I have read many versions of LaSalle's invariance principle. One of them is the following:
For $D\subset\mathbb{R}^{n}$ open let $f:D\to\mathbb{R}^{n}$ be $C^{1}(D;\mathbb{R}^{n})$. Consider $\dot{x}=f(x)$ and let $\Omega\subset{D}$ be compact and positively invariant and $V\in C^{1}(D;\mathbb{R})$ with $\langle\nabla{V},f\rangle\leq0$ on $\Omega$. Let $E:=\{x\in\Omega \vert\ \langle\nabla{V}(x),f(x)\rangle=0\}$ and let $M\subseteq E$ be the largest positively invariant set in $E$. The every solution starting in $\Omega$ appraches $M$ for $t\to\infty$.
I have often read this theorem with "$M$ positively invariant" and "$M$ invariant", and in many scriptums it is not clear whether invariant means that solutions stay in $M$ for $t\to\infty$ and $t\to -\infty$, or only for $t\to\infty$. I have seen both versions regarding that theorem.

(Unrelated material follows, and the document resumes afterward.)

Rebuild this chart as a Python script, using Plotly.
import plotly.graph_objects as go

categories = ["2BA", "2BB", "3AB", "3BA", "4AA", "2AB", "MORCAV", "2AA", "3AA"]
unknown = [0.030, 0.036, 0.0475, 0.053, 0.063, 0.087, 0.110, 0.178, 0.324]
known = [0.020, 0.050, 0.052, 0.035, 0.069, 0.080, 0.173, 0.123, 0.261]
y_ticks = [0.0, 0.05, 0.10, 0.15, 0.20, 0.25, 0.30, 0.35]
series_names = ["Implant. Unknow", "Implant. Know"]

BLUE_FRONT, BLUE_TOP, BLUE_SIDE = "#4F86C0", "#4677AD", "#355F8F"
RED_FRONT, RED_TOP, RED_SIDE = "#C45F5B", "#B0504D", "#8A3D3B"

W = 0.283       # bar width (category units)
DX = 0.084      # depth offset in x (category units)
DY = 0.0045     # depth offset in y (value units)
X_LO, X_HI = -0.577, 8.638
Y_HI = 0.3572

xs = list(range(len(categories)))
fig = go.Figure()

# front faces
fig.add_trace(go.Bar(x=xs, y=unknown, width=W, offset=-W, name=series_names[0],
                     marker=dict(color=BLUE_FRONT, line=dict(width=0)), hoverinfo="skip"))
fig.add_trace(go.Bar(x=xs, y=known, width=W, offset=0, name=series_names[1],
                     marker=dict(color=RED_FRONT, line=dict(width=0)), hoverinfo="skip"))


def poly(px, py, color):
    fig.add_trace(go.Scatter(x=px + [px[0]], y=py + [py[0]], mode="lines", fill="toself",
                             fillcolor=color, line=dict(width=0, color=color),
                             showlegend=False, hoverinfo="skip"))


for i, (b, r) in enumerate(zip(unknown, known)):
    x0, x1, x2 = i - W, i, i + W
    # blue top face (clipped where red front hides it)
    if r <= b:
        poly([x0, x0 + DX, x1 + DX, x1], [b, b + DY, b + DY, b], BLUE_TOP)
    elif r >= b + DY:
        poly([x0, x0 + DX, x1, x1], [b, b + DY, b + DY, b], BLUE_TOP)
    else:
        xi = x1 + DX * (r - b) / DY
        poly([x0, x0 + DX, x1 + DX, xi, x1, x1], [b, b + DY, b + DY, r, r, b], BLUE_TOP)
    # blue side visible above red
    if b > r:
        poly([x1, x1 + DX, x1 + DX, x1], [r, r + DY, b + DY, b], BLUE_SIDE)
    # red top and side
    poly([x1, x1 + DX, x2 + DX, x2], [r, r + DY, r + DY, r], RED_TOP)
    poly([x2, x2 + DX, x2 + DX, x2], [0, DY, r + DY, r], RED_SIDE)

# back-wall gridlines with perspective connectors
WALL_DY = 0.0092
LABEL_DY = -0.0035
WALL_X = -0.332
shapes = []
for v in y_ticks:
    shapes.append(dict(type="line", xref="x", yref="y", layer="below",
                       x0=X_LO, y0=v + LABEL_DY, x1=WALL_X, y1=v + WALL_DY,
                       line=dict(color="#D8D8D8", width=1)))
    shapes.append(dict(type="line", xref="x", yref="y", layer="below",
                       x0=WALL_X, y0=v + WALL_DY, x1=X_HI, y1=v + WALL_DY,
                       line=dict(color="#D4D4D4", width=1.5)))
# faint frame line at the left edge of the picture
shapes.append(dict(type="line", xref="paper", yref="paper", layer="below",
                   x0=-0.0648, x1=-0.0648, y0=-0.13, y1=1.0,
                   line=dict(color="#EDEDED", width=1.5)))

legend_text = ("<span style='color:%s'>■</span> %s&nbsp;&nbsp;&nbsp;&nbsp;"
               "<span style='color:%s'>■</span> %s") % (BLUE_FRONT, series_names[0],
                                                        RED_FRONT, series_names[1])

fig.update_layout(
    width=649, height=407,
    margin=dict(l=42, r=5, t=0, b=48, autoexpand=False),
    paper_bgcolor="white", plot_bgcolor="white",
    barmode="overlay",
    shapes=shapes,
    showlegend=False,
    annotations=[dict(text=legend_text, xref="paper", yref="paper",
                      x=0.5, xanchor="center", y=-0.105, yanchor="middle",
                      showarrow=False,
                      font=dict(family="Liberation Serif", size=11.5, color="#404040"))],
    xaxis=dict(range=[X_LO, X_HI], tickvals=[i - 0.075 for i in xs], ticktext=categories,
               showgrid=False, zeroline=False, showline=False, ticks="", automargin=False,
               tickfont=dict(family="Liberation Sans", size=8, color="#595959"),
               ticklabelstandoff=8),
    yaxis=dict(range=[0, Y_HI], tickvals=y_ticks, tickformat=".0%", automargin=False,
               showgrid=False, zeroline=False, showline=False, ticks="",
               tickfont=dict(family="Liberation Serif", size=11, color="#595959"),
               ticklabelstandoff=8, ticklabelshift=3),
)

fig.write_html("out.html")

My question is: If you are only interested in max. solutions on $[0,\infty[$, is the theorem true if $M$ is only positively invariant in the sense that "$x(0)\in M \Rightarrow x(t)\in M \text{ for all } t\geq0$"? I can't see where the proof for limit sets and LaSalle's principle would go wrong.